= Hawk Newsome =

American political activist

Walter "Hawk" Newsome is an American law school graduate.

== Biography ==
Newsome worked as a paralegal for the Bronx District Attorney's Office and also worked as a project manager at the law firm Wilson Elser Moskowitz Edelman & Dicker. He unsuccessfully ran for a seat on the New York City Council from The Bronx, garnering around 3% of the vote on a platform Newsome said was "too radical". He subsequently co-founded Black Lives Matter of Greater New York with Chivona Newsome. Chivona later stepped down from the group to run for a U.S. House seat in The Bronx.

In 2017 Newsome attended the Mother of All Rallies in Washington, DC. He was invited onstage by Tommy Hodges, the rally organizer, to speak for two minutes; Hodges told Newsome "Whether they disagree or agree with your message is irrelevant. It's the fact that you have the right to have the message". Newsome tried to connect with the crowd, saying "I am the president of Black Lives Matter New York. I am an American. And the beauty of America is that when you see something broken in your country, you can mobilize to fix it". The crowd applauded, and afterward Newsome decided he was "not out to argue, to fight. I'm there to make people understand, to make people come together. I'm here for progress".

In September 2021, Newsome called COVID-19 vaccine mandates "racist" and "discrimination."

In November 2021, Newsome threatened "riots", "fire", and "bloodshed" in the streets if New York City mayor-elect Eric Adams reinstated the New York City Police Department's (NYPD) controversial anti-crime units. Later, when asked whether he condemned riots and burning down buildings after a police use-of-force incident he did not approve of he said, "I’m not going to condemn, nor am I going to condone it."

Newsome has filed two ongoing civil lawsuits against the NYPD, alleging that he was assaulted by police officers and falsely arrested during two separate protests in 2017 and 2018. A video posted by the New York Daily News shows a police officer punching Newsome before several police officers tackled him to the ground. Newsome was holding a sign that read: "Blue Klux Klan".

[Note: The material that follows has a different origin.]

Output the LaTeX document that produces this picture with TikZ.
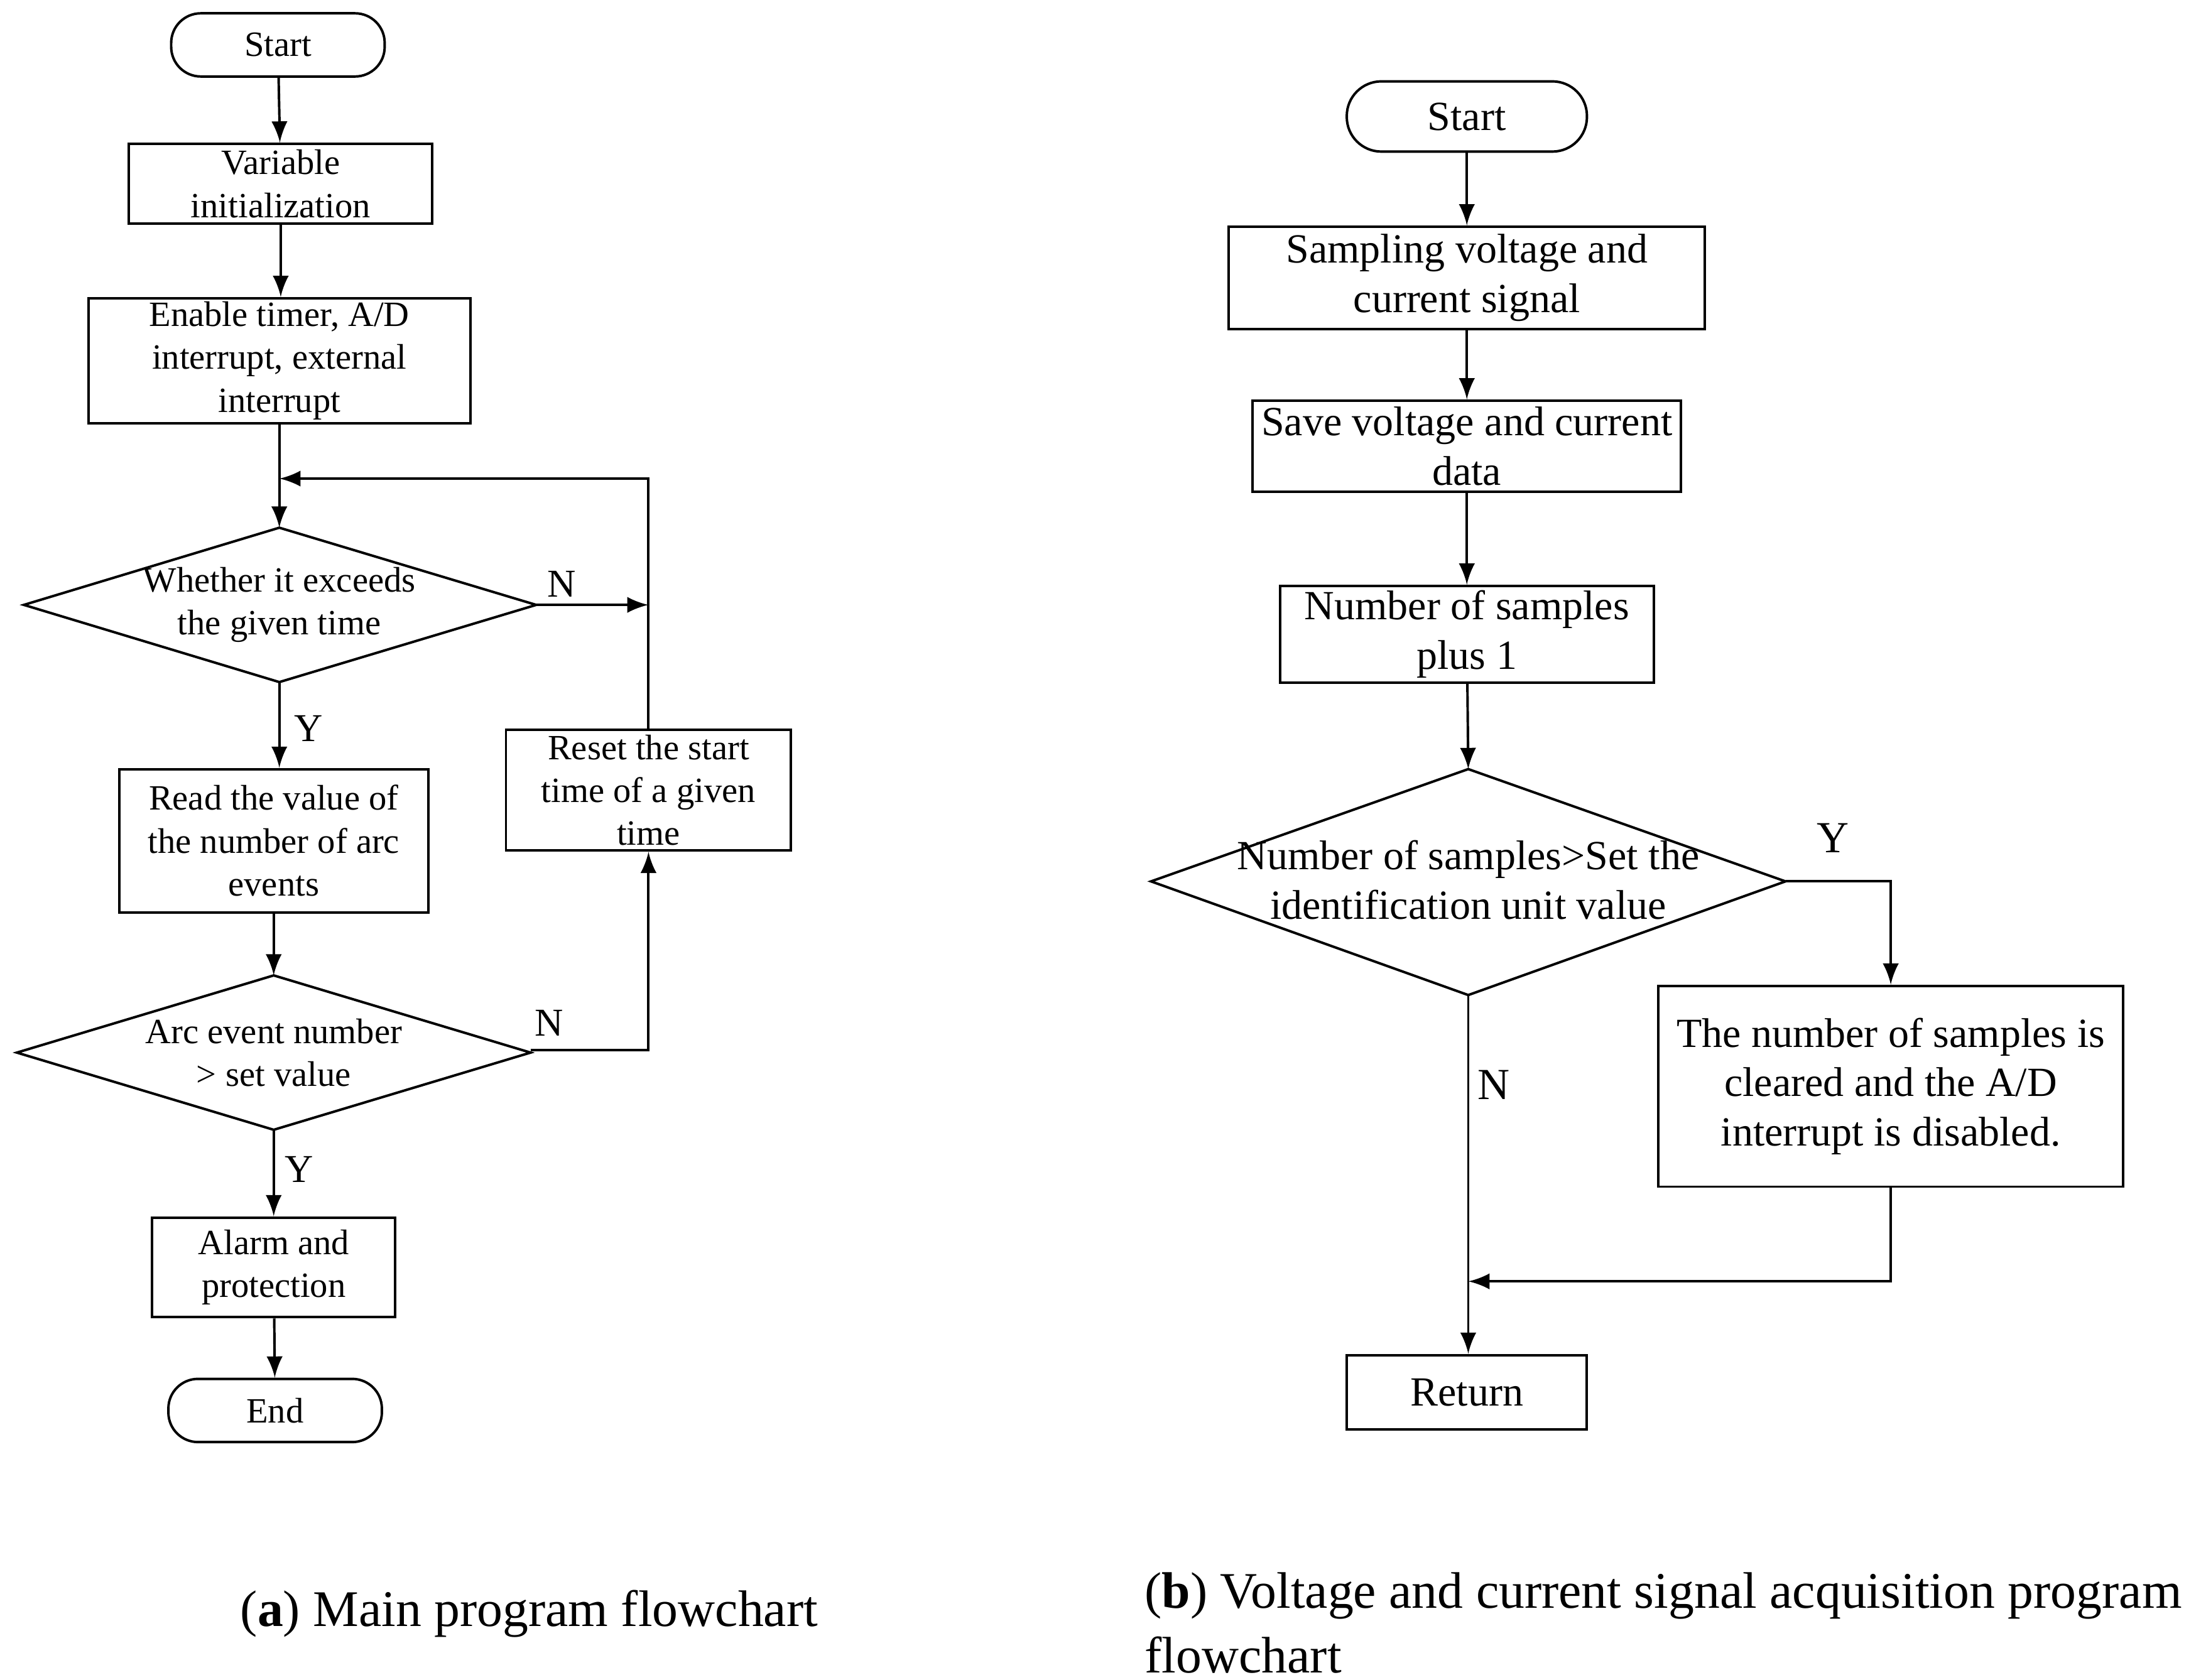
\documentclass[tikz,border=0pt]{standalone}
\usepackage{fontspec}
\setmainfont{Liberation Serif}
\begin{document}
\begin{tikzpicture}[x=0.01cm,y=-0.01cm,line width=0.5pt,
  box/.style={draw,align=center,inner sep=0pt},
  ta/.style={font=\fontsize{7.2}{8.7}\selectfont},
  tb/.style={font=\fontsize{8.4}{10}\selectfont},
  arr/.style={->,>=latex},
  lab/.style={font=\fontsize{8}{9}\selectfont}]
\useasboundingbox (0,0) rectangle (1568,1197);
% left
\node[box,ta,rounded corners=6pt,minimum width=1.52cm,minimum height=0.45cm] (s1) at (198,32) {Start};
\node[box,ta,minimum width=2.16cm,minimum height=0.57cm] (v) at (200,131) {Variable\\initialization};
\node[box,ta,minimum width=2.72cm,minimum height=0.89cm] (en) at (199,257) {Enable timer, A/D\\interrupt, external\\interrupt};
\draw (17,431) -- (199,376) -- (382,431) -- (199,486) -- cycle;
\coordinate (d1t) at (199,376); \coordinate (d1b) at (199,486); \coordinate (d1r) at (382,431);
\node[ta,align=center] (d1) at (199,431) {Whether it exceeds\\the given time};
\node[box,ta,minimum width=2.2cm,minimum height=1.02cm] (rd) at (195,599) {Read the value of\\the number of arc\\events};
\draw (12,750) -- (195,695) -- (378,750) -- (195,805) -- cycle;
\coordinate (d2t) at (195,695); \coordinate (d2b) at (195,805); \coordinate (d2r) at (378,748);
\node[ta,align=center] (d2) at (195,750) {Arc event number\\> set value};
\node[box,ta,minimum width=1.73cm,minimum height=0.71cm] (al) at (195,903) {Alarm and\\protection};
\node[box,ta,rounded corners=6pt,minimum width=1.52cm,minimum height=0.45cm] (e1) at (196,1005) {End};
\node[box,ta,minimum width=2.03cm,minimum height=0.86cm] (rs) at (462,563) {Reset the start\\time of a given\\time};
\coordinate (lp) at (199,341); \coordinate (c1) at (462,431); \coordinate (c2) at (462,748);
\draw[arr] (s1) -- (v);
\draw[arr] (v) -- (v|-en.north);
\draw[arr] (en.south-|d1t) -- (d1t);
\draw[arr] (rs.north) |- (lp);
\draw[arr] (d1r) -- (c1);
\node[lab] (n1) at (400,416) {N};
\draw[arr] (d1b) -- (d1b|-rd.north);
\node[lab] (y1) at (220,519) {Y};
\draw[arr] (rd) -- (d2t);
\draw[arr] (d2r) -- (c2) -- (rs.south);
\node[lab] (n2) at (391,729) {N};
\draw[arr] (d2b) -- (al);
\node[lab] (y2) at (213,833) {Y};
\draw[arr] (al) -- (e1);
% right
\node[box,tb,rounded corners=7pt,minimum width=1.71cm,minimum height=0.5cm] (s2) at (1045,83) {Start};
\node[box,tb,minimum width=3.39cm,minimum height=0.73cm] (sa) at (1045,198) {Sampling voltage and\\current signal};
\node[box,tb,minimum width=3.05cm,minimum height=0.65cm] (sv) at (1045,318) {Save voltage and current\\data};
\node[box,tb,minimum width=2.66cm,minimum height=0.69cm] (nu) at (1045,452) {Number of samples\\plus 1};
\draw (820,628) -- (1046,548) -- (1272,628) -- (1046,709) -- cycle;
\coordinate (d3t) at (1046,548); \coordinate (d3b) at (1046,709); \coordinate (d3r) at (1272,628);
\node[tb,align=center] (d3) at (1046,627) {Number of samples>Set the\\identification unit value};
\node[box,tb,minimum width=3.31cm,minimum height=1.43cm] (cl) at (1347,774) {The number of samples is\\cleared and the A/D\\interrupt is disabled.};
\node[box,tb,minimum width=1.71cm,minimum height=0.53cm] (rt) at (1045,992) {Return};
\coordinate (c3) at (1347,628); \coordinate (c4) at (1347,913); \coordinate (c5) at (1046,913);
\draw[arr] (s2) -- (sa);
\draw[arr] (sa) -- (sv);
\draw[arr] (sv) -- (nu);
\draw[arr] (nu) -- (d3t);
\draw[arr] (d3r) -- (c3) -- (cl.north);
\node[lab,font=\fontsize{9}{10}\selectfont] (y3) at (1306,597) {Y};
\draw[arr] (d3b) -- (rt.north-|d3b);
\node[lab,font=\fontsize{9}{10}\selectfont] (n3) at (1064,773) {N};
\draw[arr] (cl.south) -- (c4) -- (c5);
% captions
\node[font=\fontsize{10.4}{13}\selectfont] (ca) at (377,1150) {(\textbf{a}) Main program flowchart};
\node[font=\fontsize{10.4}{13}\selectfont,anchor=north west,align=left] (cb) at (803,1108) {(\textbf{b}) Voltage and current signal acquisition program\\flowchart};
\end{tikzpicture}
\end{document}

The New York Times stated that as people were leaving the courtroom after the acquittal of Daniel Penny for the death of Jordan Neely, Newsome, who was present in the courtroom and "...who has led daily protests during the trial — said toward Mr. Penny: 'It’s a small world, buddy.' Several people gasped and court officers urged the group to keep moving. Mr. Penny and his team were quickly ushered out."

Later, addressing a crowd, Newsome made a similar threat, calling for "black vigilantism".

Newsome was interviewed and featured in the award-winning documentary feature film Reimagining Safety (2023) by director Matthew Solomon. The film covers defunding the police and the George Floyd protests.

== Relationship with BLM ==
In June 2020, then-U.S. President Donald Trump described Newsome in a tweet as a "Black Lives Matter leader." This description of Newsome prompted a response from managing director of the Black Lives Matter Global Network Foundation Kailee Scales, who stated that Newsome "has no relation to the Black Lives Matter Global Network," "is not the 'president' of BLM or any of its chapters," and that his group "is not a chapter of BLM and has not entered into any agreement with BLM agreeing to adhere to BLM's core principles," adding, "the only official chapter of BLM in New York is Black Lives Matter NYC."

== Personal life ==
Newsome lives in The Bronx in New York City. He regularly attends Baptist service and smokes cigars. Newsome often wears a bulletproof vest and drives a rotation of rented vehicles for security and safety purposes.

Hawk Newsome was arrested at Bronx Criminal Court May 14th, 2024. Video clips show Hawk in verbal altercations with the court officers. According to the NY Post, "At one point, Newsome was filmed grabbing a female cop’s hand and batting it away after the officer apparently tried to move on a woman who was with Newsome." According to CBS, "Newsome was slapped with three summonses for disorderly conduct in the wake of the caught-on-camera saga."